Ася задумчиво смотрела на струйку самоварного пара, поднимавшегося к низкому бревенчатому потолку.
– Он сказки любит, – тихо отозвалась она.
– Гляжу я на тебя, Всеволодна, и ажно сердце за тебя болит: никогда-то ты не улыбнешься, не засветишься. Оно конечно – вдоветь тяжело, особливо на первых порах, да с детьми; ну, да без горя кто живет, родимая? А твое-то горе, смотришь, еще поправимое -молода ты, да пригожа лицом, еще не один присватается: дети у тебя не пригульные – умный мужик в укор их тебе не поставит. Малость поуспокоишься и снова молодухой станешь.

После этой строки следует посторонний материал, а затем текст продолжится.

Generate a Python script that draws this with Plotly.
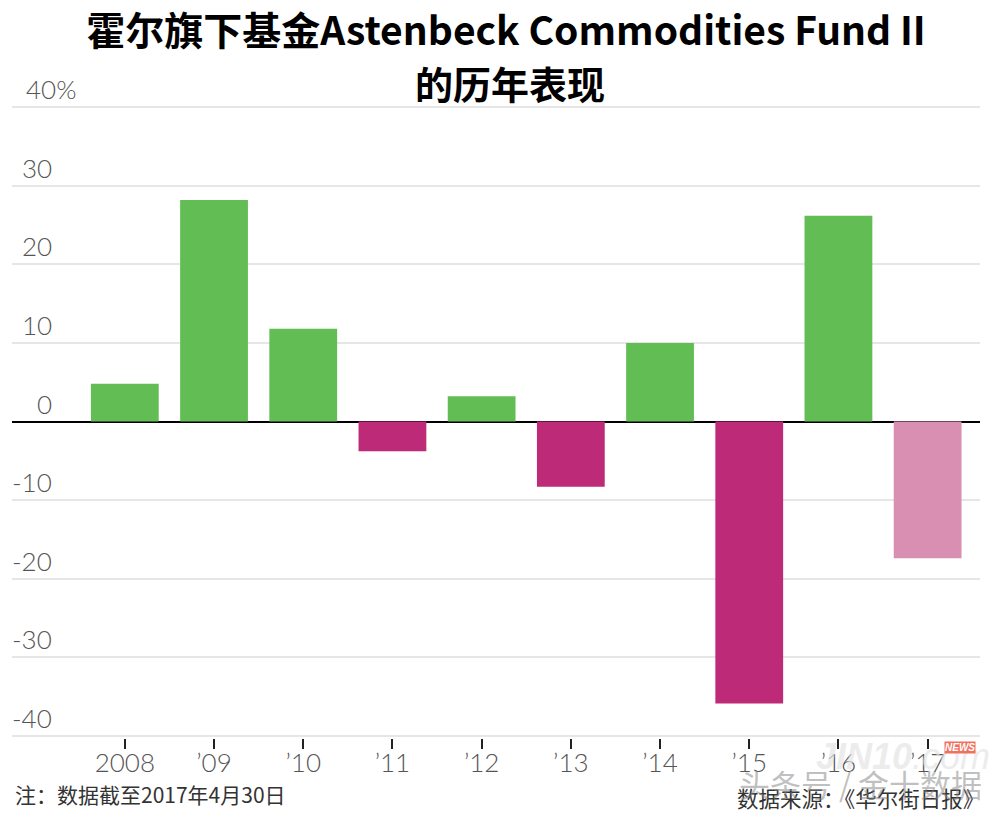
import plotly.graph_objects as go

years = ["2008", "’09", "’10", "’11", "’12", "’13", "’14", "’15", "’16", "’17"]
values = [4.8, 28.2, 11.8, -3.8, 3.2, -8.3, 10.0, -35.9, 26.2, -17.4]
colors = ["#63BD55", "#63BD55", "#63BD55", "#BD2B78", "#63BD55", "#BD2B78", "#63BD55", "#BD2B78", "#63BD55", "#D98FB2"]
y_ticks = [40, 30, 20, 10, 0, -10, -20, -30, -40]
y_labels = ["40%", "30", "20", "10", "0", "-10", "-20", "-30", "-40"]
title_1 = "霍尔旗下基金Astenbeck Commodities Fund II"
title_2 = "的历年表现"
note = "注：数据截至2017年4月30日"
source = "数据来源：《华尔街日报》"
W, H = 1000, 814
L, R, T, B = 12, 980, 105, 738
CJK = "Noto Sans CJK SC"
LABEL = dict(family="Lato Light, Lato", size=26, color="#555555")


def P(x, y, text, size, color, anchor="left", family=CJK, **kw):
    return dict(x=(x - L) / (R - L), y=(B - y) / (B - T), xref="paper", yref="paper", text=text, showarrow=False,
                xanchor=anchor, yanchor="middle", font=dict(family=family, size=size, color=color), **kw)


ann = []
for v, s in zip(y_ticks, y_labels):
    right = 78 if s == "40%" else 54
    ann.append(dict(x=(right - L) / (R - L), xref="paper", y=v, yref="y", text=s, showarrow=False,
                    xanchor="right", yanchor="bottom", yshift=0, font=LABEL))
ann += [
    P(510, 82, "<b>" + title_2 + "</b>", 38, "#000000", "center"),
    P(13, 794, note, 21, "#333333"),
    P(986, 797, source, 21.5, "#333333", "right"),
    P(737, 783, "头条号 / 金十数据", 31, "rgba(130,130,130,0.5)"),
    P(814, 757, "<b><i>JIN10</i></b><i>.com</i>", 36, "rgba(228,228,228,0.7)", family="Liberation Sans"),
    P(960, 747, "<i><b>NEWS</b></i>", 10, "#FFFFFF", "center", family="Liberation Sans", bgcolor="#F0705F", borderpad=0),
]

fig = go.Figure(go.Bar(x=years, y=values, marker=dict(color=colors, line_width=0), width=0.76))
fig.update_layout(
    width=W, height=H, showlegend=False, plot_bgcolor="white", paper_bgcolor="white",
    margin=dict(l=L, r=W - R, t=T, b=H - B),
    title=dict(text="<b>" + title_1 + "</b>", x=506 / W, xanchor="center", y=1 - 31 / H, yanchor="middle",
               font=dict(family=CJK + ", Open Sans", size=39, color="#000000")),
    xaxis=dict(type="category", categoryorder="array", categoryarray=years, range=[-1.265, 9.587],
               ticks="outside", ticklen=10, tickwidth=1.5, tickcolor="#222222", showgrid=False, showline=False,
               zeroline=False, tickfont=LABEL, ticklabelstandoff=-8),
    yaxis=dict(range=[-40.3, 40.3], tickvals=y_ticks, showticklabels=False, gridcolor="#E6E6E6", gridwidth=2,
               zeroline=True, zerolinecolor="#000000", zerolinewidth=1.5, ticks=""),
    annotations=ann,
    bargap=0.24,
)
fig.write_html("out.html", config={"displayModeBar": False}, post_script="document.body.style.margin='0';")
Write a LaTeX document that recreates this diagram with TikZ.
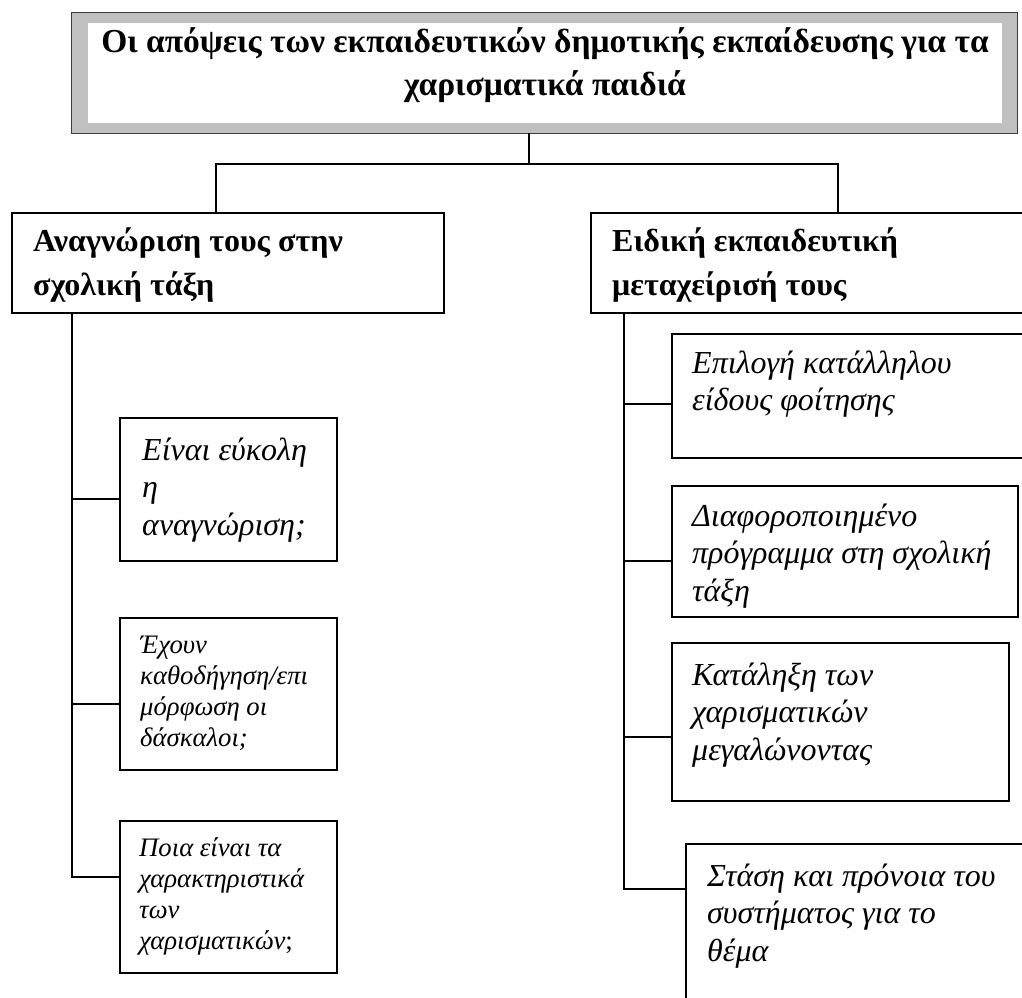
\documentclass[tikz,border=0pt]{standalone}
\usepackage{fontspec}
\setmainfont{Liberation Serif}
\usetikzlibrary{calc}
\newcommand\mylines[2]{\parbox[t]{#1pt}{\raggedright #2}}
\newcommand\mycentered[2]{\parbox[t]{#1pt}{\centering #2}}
\tikzset{
  framebox/.style={draw=black, line width=1.3pt, anchor=north west, inner sep=0pt, outer sep=0pt},
  conn/.style={draw=black, line width=1.4pt},
  hdtxt/.style={inner sep=0pt, anchor=base west, font=\fontsize{32}{44}\selectfont\bfseries},
  bigit/.style={inner sep=0pt, anchor=base west, font=\fontsize{32}{37.5}\selectfont\itshape},
  smallit/.style={inner sep=0pt, anchor=base west, font=\fontsize{26.7}{31}\selectfont\itshape},
}
\begin{document}
\begin{tikzpicture}[x=1pt,y=-1pt]
\useasboundingbox (0,0) rectangle (1022,997);
\clip (0,0) rectangle (1022,997);
% title
\node[framebox, fill={rgb,255:red,192;green,192;blue,192}, line width=1pt, draw={rgb,255:red,60;green,60;blue,60}, minimum width=946pt, minimum height=121pt] (title) at (71,12) {};
\node[anchor=north west, fill=white, inner sep=0pt, minimum width=914pt, minimum height=100pt] (titlein) at (88,23) {};
\node[inner sep=0pt, anchor=base, font=\fontsize{33.5}{43}\selectfont\bfseries] (titletxt) at (545,52)
  {\mycentered{914}{Οι απόψεις των εκπαιδευτικών δημοτικής εκπαίδευσης για τα\\ χαρισματικά παιδιά}};
% headers
\node[framebox, minimum width=432pt, minimum height=100pt] (lh) at (12,213) {};
\node[framebox, minimum width=460pt, minimum height=100pt] (rh) at (591,213) {};
\node[hdtxt] (lhtxt) at (33,251) {\mylines{400}{Αναγνώριση τους στην\\ σχολική τάξη}};
\node[hdtxt] (rhtxt) at (612,251) {\mylines{400}{Ειδική εκπαιδευτική\\ μεταχείρισή τους}};
% left children
\node[framebox, minimum width=217pt, minimum height=143pt] (l1) at (120,418) {};
\node[framebox, minimum width=217pt, minimum height=152pt] (l2) at (120,618) {};
\node[framebox, minimum width=217pt, minimum height=152pt] (l3) at (120,821) {};
\node[bigit] (l1txt) at (142,460) {\mylines{200}{Είναι εύκολη\\ η\\ αναγνώριση;}};
\node[smallit] (l2txt) at (140,653) {\mylines{200}{Έχουν\\ καθοδήγηση/επι\\ μόρφωση οι\\ δάσκαλοι;}};
\node[smallit] (l3txt) at (139,856) {\mylines{200}{Ποια είναι τα\\ χαρακτηριστικά\\ των\\ χαρισματικών{\upshape;}}};
% right children
\node[framebox, minimum width=380pt, minimum height=124pt] (r1) at (672,334) {};
\node[framebox, minimum width=346pt, minimum height=131pt] (r2) at (672,486) {};
\node[framebox, minimum width=337pt, minimum height=158pt] (r3) at (672,643) {};
\node[framebox, minimum width=360pt, minimum height=200pt] (r4) at (686,844) {};
\node[bigit] (r1txt) at (692,373) {\mylines{330}{Επιλογή κατάλληλου\\ είδους φοίτησης}};
\node[bigit] (r2txt) at (692,526) {\mylines{330}{Διαφοροποιημένο\\ πρόγραμμα στη σχολική\\ τάξη}};
\node[bigit] (r3txt) at (692,685) {\mylines{320}{Κατάληξη των\\ χαρισματικών\\ μεγαλώνοντας}};
\node[bigit] (r4txt) at (707,886) {\mylines{320}{Στάση και πρόνοια του\\ συστήματος για το\\ θέμα}};
% connectors top
\coordinate (bus) at (529,164);
\coordinate (busl) at (216,164);
\coordinate (busr) at (838,164);
\draw[conn] (title.south -| bus) -- (bus);
\draw[conn] (lh.north -| busl) -- (busl) -- (busr) -- (rh.north -| busr);
% left trunk
\coordinate (lt) at (72,877);
\draw[conn] (lh.south -| lt) -- (lt) -- (l3.west |- lt);
\draw[conn] (lt |- 0,499) -- (l1.west |- 0,499);
\draw[conn] (lt |- 0,704) -- (l2.west |- 0,704);
% right trunk
\coordinate (rt) at (624,889);
\draw[conn] (rh.south -| rt) -- (rt) -- (r4.west |- rt);
\draw[conn] (rt |- 0,404) -- (r1.west |- 0,404);
\draw[conn] (rt |- 0,561) -- (r2.west |- 0,561);
\draw[conn] (rt |- 0,737) -- (r3.west |- 0,737);
\end{tikzpicture}
\end{document}
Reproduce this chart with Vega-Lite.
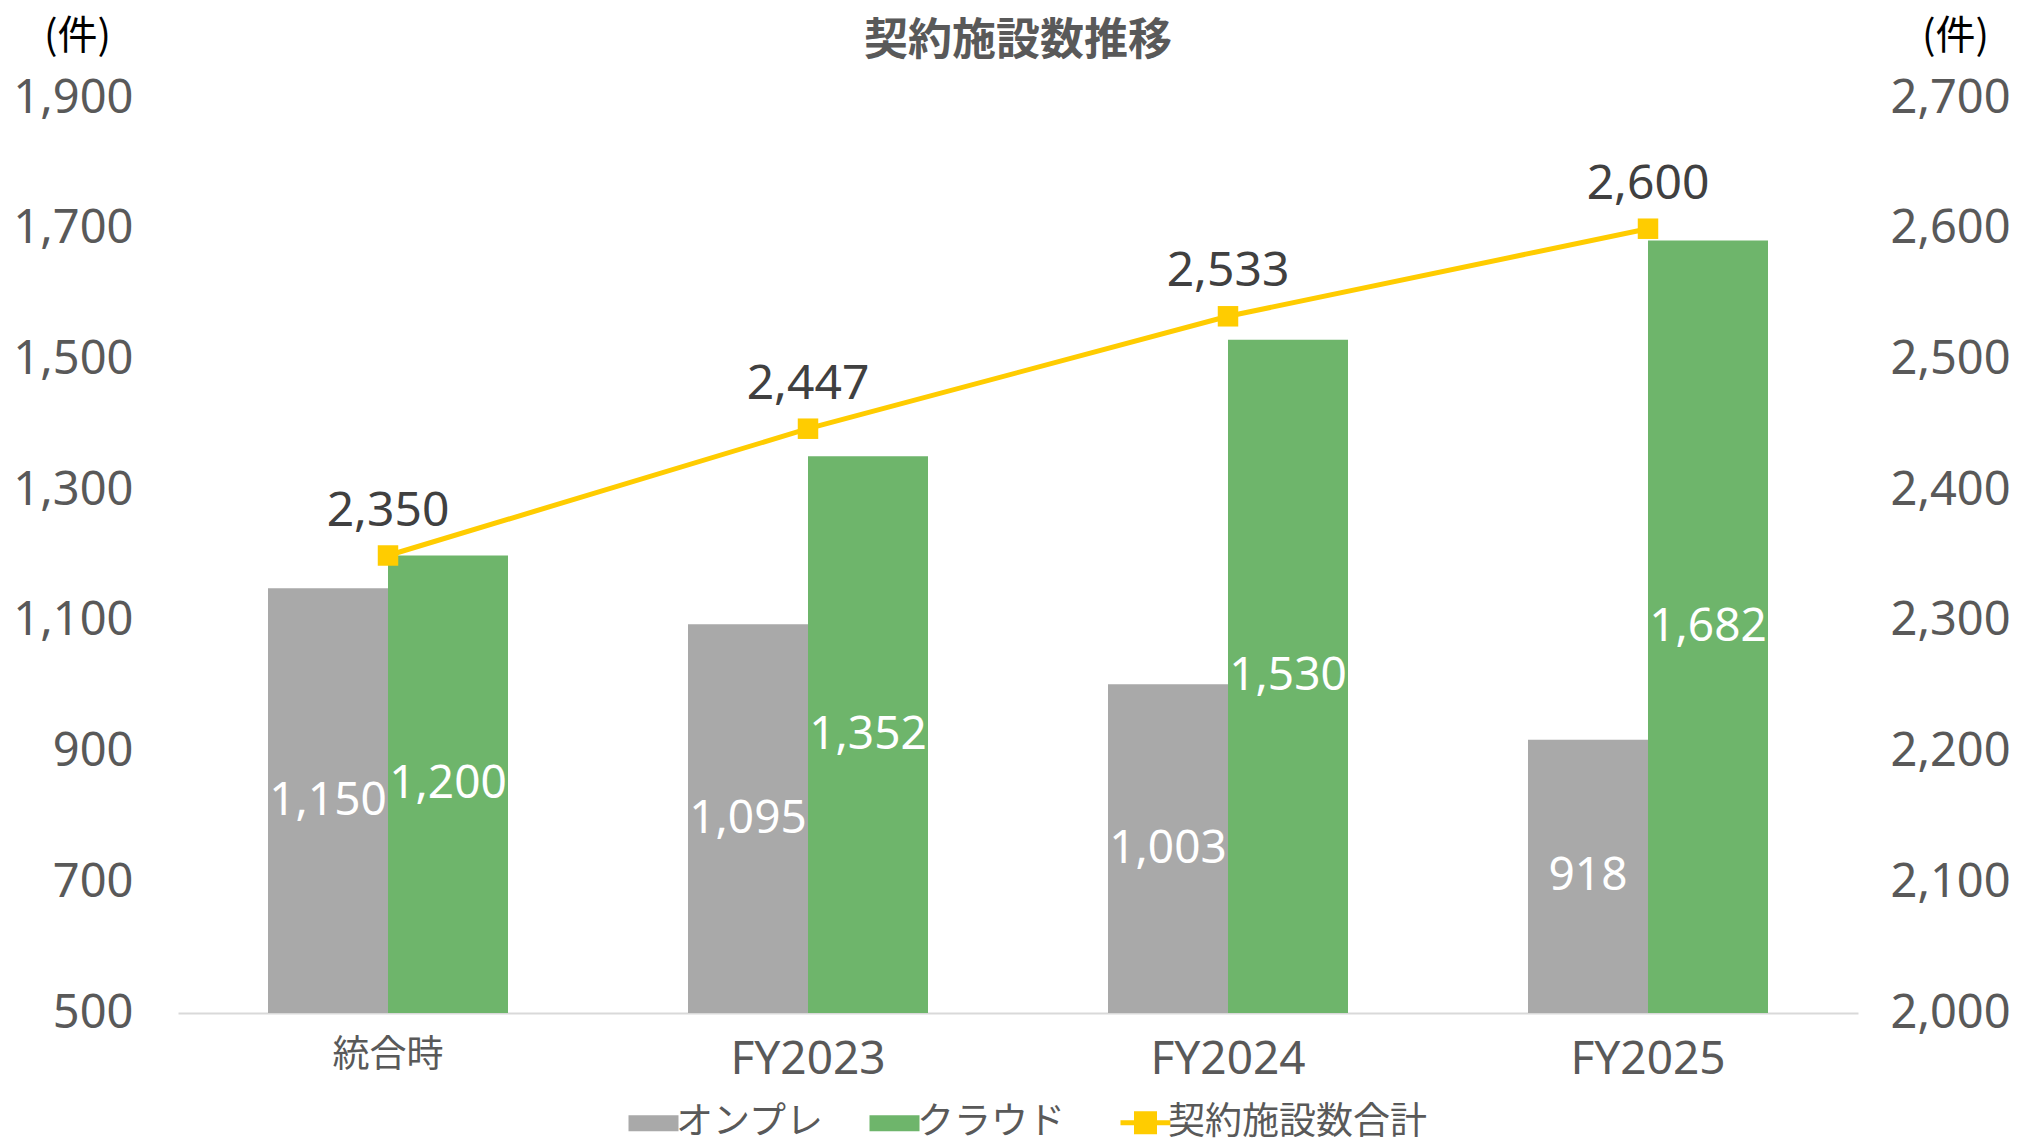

А коли будешь с утра до ночи печалиться, высохнешь раньше времени, что тростинка. Нельзя так, моя разлапушка. Лицо твое тоже дар Божий.
– Мелетина Ивановна, не утешайте меня. Спасибо, что жалеете, но… Я свое горе закрыла на ключ, и когда его касаются, мне еще больней делается.
– А поплакать-то, Аксиньюшка, другой раз лучше, чем в себе горе вынашивать. Немая скорбь, затаенная, всего, вишь, страшнее; сказывают, точит она человека, что червь.
– Не жаль. Пусть точит.
– Чего зря мелешь? Тебе такие речи не к лицу – у тебя дети. Парочка твоя больно уж хороша. Вечор Сонюшка глазы на меня таращит, что совеныш маленький. Не устоит, говорят, горе там, где слышен топот детских ножек. Ты в Бога-то веруешь?
– Верила… верю! – и как будто далекий солнечный блик скользнул перед ее глазами, когда она произносила эти слова.